CarPlay, Android Auto and the New Battle for the Dashboard

While Rivian skips phone mirroring entirely, Android Auto is evolving along a different path. Its latest major upgrade leans into smarter navigation and richer in-car entertainment, using AI to better interpret destinations, suggest routes and surface media that fits the moment. Yet Android Auto and similar platforms still primarily treat the car as a screen and speaker system, rather than a tightly integrated robot on wheels. That contrast is becoming sharper as native assistants begin to manage drive modes, suspension settings and other critical systems. For drivers, this means choosing between ecosystems focused on familiar smartphone-style experiences and ones that prioritize deep, hardware-level control. As more automakers invest in proprietary smart car software stacks, the fight for dashboard dominance is no longer just about maps and music, but about who gets to orchestrate AI-powered driving itself.

Safety, Control and the Future of Talking to Your Car

Handing more control to an onboard AI assistant raises pressing questions about safety, responsibility and driver focus. When a simple phrase can change ride height or switch drive modes, design decisions around confirmation prompts, context awareness and error handling become critical. Done well, voice-led interaction can keep hands on the wheel and eyes on the road, turning complex menus into natural language requests. Done poorly, it risks confusion or unintended changes at high speed.

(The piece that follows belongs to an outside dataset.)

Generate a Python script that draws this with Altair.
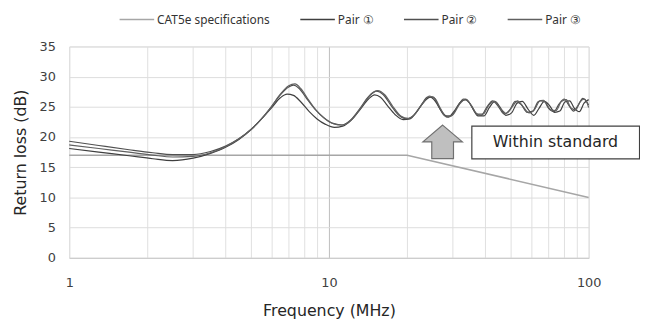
import altair as alt
import pandas as pd

# ---- data ----
spec_f = [1, 20, 100]
spec_v = [17, 17, 10]

p1_f = [1, 1.3, 1.7, 2.1, 2.5, 3.0, 3.5, 4.0, 4.5, 5.0, 5.5, 6.0, 6.5, 6.9, 7.3, 7.8, 8.4, 9.0, 9.7,
        10.5, 11.3, 12.2, 13.2, 14.2, 15.0, 15.8, 16.8, 18.0, 19.3, 20.5, 21.8, 23.2, 24.6, 25.8,
        27.2, 28.8, 30.5, 32.3, 33.8, 35.5, 37.5, 39.5, 41.5, 43.5, 45.5, 48, 50.5, 53, 55.5, 58.5,
        61.5, 64.5, 67.5, 70.5, 74, 77.5, 81, 84.5, 88, 92, 96, 100]
p1_v = [18.1, 17.5, 16.9, 16.4, 16.1, 16.5, 17.3, 18.3, 19.6, 21.2, 23.0, 24.8, 26.5, 27.1, 26.9, 25.8,
        24.2, 23.0, 22.1, 21.6, 21.8, 22.8, 24.6, 26.3, 27.0, 26.6, 25.2, 23.7, 22.9, 23.0, 24.2, 25.8,
        26.6, 25.8, 24.2, 23.3, 24.4, 25.9, 26.2, 25.0, 23.5, 23.5, 24.9, 25.9, 25.0, 23.6, 24.0, 25.6,
        25.9, 24.6, 23.6, 24.8, 25.9, 25.3, 24.1, 24.3, 25.8, 26.0, 24.8, 24.2, 25.6, 26.2]

p2_f = [1, 1.3, 1.7, 2.1, 2.5, 3.0, 3.5, 4.0, 4.5, 5.0, 5.5, 6.0, 6.5, 7.0, 7.3, 7.7, 8.2, 8.8, 9.5,
        10.3, 11.2, 12.1, 13.1, 14.2, 15.2, 16.2, 17.3, 18.6, 19.9, 21.2, 22.6, 24.0, 25.2, 26.5,
        28.0, 29.5, 31.2, 33.0, 34.8, 36.7, 38.6, 40.6, 42.7, 45.0, 47.3, 49.7, 52.2, 55, 58, 61,
        64, 67, 70, 73.5, 77, 80.5, 84, 87.5, 91, 95, 100]
p2_v = [19.3, 18.6, 17.9, 17.4, 17.1, 17.1, 17.6, 18.5, 19.7, 21.2, 23.0, 25.0, 27.0, 28.3, 28.6, 28.0,
        26.4, 24.7, 23.3, 22.3, 22.0, 22.8, 24.6, 26.7, 27.6, 27.0, 25.3, 23.6, 23.0, 23.6, 25.2, 26.6,
        26.6, 25.0, 23.5, 23.5, 25.0, 26.3, 25.6, 24.0, 23.6, 25.0, 26.0, 25.0, 23.8, 24.5, 25.9, 25.4,
        24.1, 24.3, 25.9, 26.1, 24.8, 24.2, 25.5, 26.3, 25.2, 24.3, 25.2, 26.4, 25.3]

p3_f = [1, 1.3, 1.7, 2.1, 2.5, 3.0, 3.5, 4.0, 4.5, 5.0, 5.5, 6.0, 6.5, 7.0, 7.4, 7.8, 8.3, 8.9, 9.6,
        10.4, 11.3, 12.3, 13.3, 14.4, 15.4, 16.4, 17.6, 18.9, 20.2, 21.5, 23.0, 24.4, 25.6, 26.9,
        28.4, 30.0, 31.8, 33.6, 35.4, 37.3, 39.2, 41.3, 43.4, 45.8, 48.2, 50.6, 53.2, 56, 59, 62,
        65, 68, 71.5, 75, 78.5, 82, 85.5, 89, 92.5, 96.5, 100]
p3_v = [18.7, 18.1, 17.5, 17.0, 16.7, 16.8, 17.4, 18.4, 19.7, 21.2, 23.0, 25.0, 27.1, 28.5, 28.8, 28.0,
        26.3, 24.5, 23.1, 22.2, 22.0, 23.0, 24.9, 26.9, 27.7, 27.0, 25.1, 23.5, 23.1, 23.9, 25.6, 26.8,
        26.4, 24.7, 23.3, 23.7, 25.4, 26.3, 25.2, 23.8, 23.8, 25.3, 25.9, 24.7, 23.9, 24.9, 26.0, 25.0,
        24.0, 24.6, 26.0, 25.8, 24.5, 24.4, 25.9, 26.2, 24.8, 24.5, 25.8, 26.3, 24.9]

series_names = ["CAT5e specifications", "Pair \u2460", "Pair \u2461", "Pair \u2462"]
series_colors = ["#a6a6a6", "#3f3f3f", "#505050", "#606060"]

x_ticks = [1, 2, 3, 4, 5, 6, 7, 8, 9, 10, 20, 30, 40, 50, 60, 70, 80, 90, 100]
y_ticks = [0, 5, 10, 15, 20, 25, 30, 35]

# annotation (data coordinates)
box = pd.DataFrame({"x": [35.5], "x2": [157], "y": [21.8], "y2": [16.4],
                    "tx": [74.5], "ty": [19.1], "label": ["Within standard"]})
arrow = pd.DataFrame({"x": [27.4], "y": [19.2]})

# ---- build tables ----
spec_df = pd.DataFrame({"f": spec_f, "v": spec_v, "s": series_names[0]})
pairs_df = pd.concat([
    pd.DataFrame({"f": p1_f, "v": p1_v, "s": series_names[1]}),
    pd.DataFrame({"f": p2_f, "v": p2_v, "s": series_names[2]}),
    pd.DataFrame({"f": p3_f, "v": p3_v, "s": series_names[3]}),
])

xscale = alt.Scale(type="log", domain=[1, 100], nice=False)
yscale = alt.Scale(domain=[0, 35], nice=False)
cscale = alt.Scale(domain=series_names, range=series_colors)

xaxis = alt.Axis(
    title="Frequency (MHz)", values=x_ticks,
    labelExpr="(datum.value == 1 || datum.value == 10 || datum.value == 100) ? datum.label : ''",
    ticks=False, tickSize=0, labelPadding=19, labelFont="DejaVu Sans", labelFontSize=13,
    labelColor="#404040", titleFont="DejaVu Sans", titleFontSize=16, titleFontWeight="normal",
    titleColor="#262626", titlePadding=13, grid=True,
    gridColor={"condition": {"test": "datum.value === 10", "value": "#bdbdbd"}, "value": "#e0e0e0"},
    domainColor="#c8c8c8", labelFlush=False, labelOverlap=False,
)
yaxis = alt.Axis(
    title="Return loss (dB)", values=y_ticks, tickCount=8, ticks=False, tickSize=0, labelPadding=14,
    labelFont="DejaVu Sans", labelFontSize=13, labelColor="#404040",
    titleFont="DejaVu Sans", titleFontSize=16, titleFontWeight="normal", titleColor="#262626",
    titlePadding=11, grid=True, gridColor="#dcdcdc", domain=False, labelOverlap=False,
)

legend = alt.Legend(
    title=None, orient="none", legendX=50, legendY=-46, direction="horizontal",
    symbolType="stroke", symbolSize=1225, symbolStrokeWidth=1.5, labelFont="Noto Sans",
    labelFontSize=12, labelColor="#333333", columnPadding=27, labelOffset=2,
)

X = lambda field: alt.X(field, type="quantitative", scale=xscale, axis=xaxis)
Y = lambda field: alt.Y(field, type="quantitative", scale=yscale, axis=yaxis)

spec_line = alt.Chart(spec_df).mark_line(strokeWidth=1.5).encode(
    x=X("f"), y=Y("v"),
    color=alt.Color("s:N", scale=cscale, legend=legend, sort=series_names),
)

pair_lines = alt.Chart(pairs_df).mark_line(strokeWidth=1.2, interpolate="monotone").encode(
    x=X("f"), y=Y("v"),
    color=alt.Color("s:N", scale=cscale, legend=legend, sort=series_names),
    detail="s:N",
)

box_mark = alt.Chart(box).mark_rect(fill="white", stroke="#404040", strokeWidth=1.2).encode(
    x=X("x"), x2="x2:Q", y=Y("y"), y2="y2:Q")
box_text = alt.Chart(box).mark_text(font="DejaVu Sans", fontSize=16, color="#262626").encode(
    x=X("tx"), y=Y("ty"), text="label:N")
arrow_mark = alt.Chart(arrow).mark_point(
    shape="M0,-0.85 L1,0 L0.55,0 L0.55,0.85 L-0.55,0.85 L-0.55,0 L-1,0 Z",
    size=1600, filled=True, fill="#bfbfbf", stroke="#707070", strokeWidth=1.2, opacity=1,
).encode(x=X("x"), y=Y("y"))

chart = alt.layer(spec_line, pair_lines, box_mark, box_text, arrow_mark).properties(
    width=526, height=214,
    autosize=alt.AutoSizeParams(type="none"),
    padding={"left": 62, "top": 37, "right": 52, "bottom": 60},
).configure_view(stroke=None).configure(background="white")

chart.save("out.html", embed_options={"renderer": "svg", "actions": False})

The trend points toward cars that feel more like collaborative partners, with the AI anticipating needs from calendar entries, conversations and driving patterns. As this technology matures, regulations, driver education and transparent privacy controls will need to keep pace. For now, onboard AI assistants are redefining how drivers command their vehicles—moving from tapping icons to simply telling the car what they want it to do.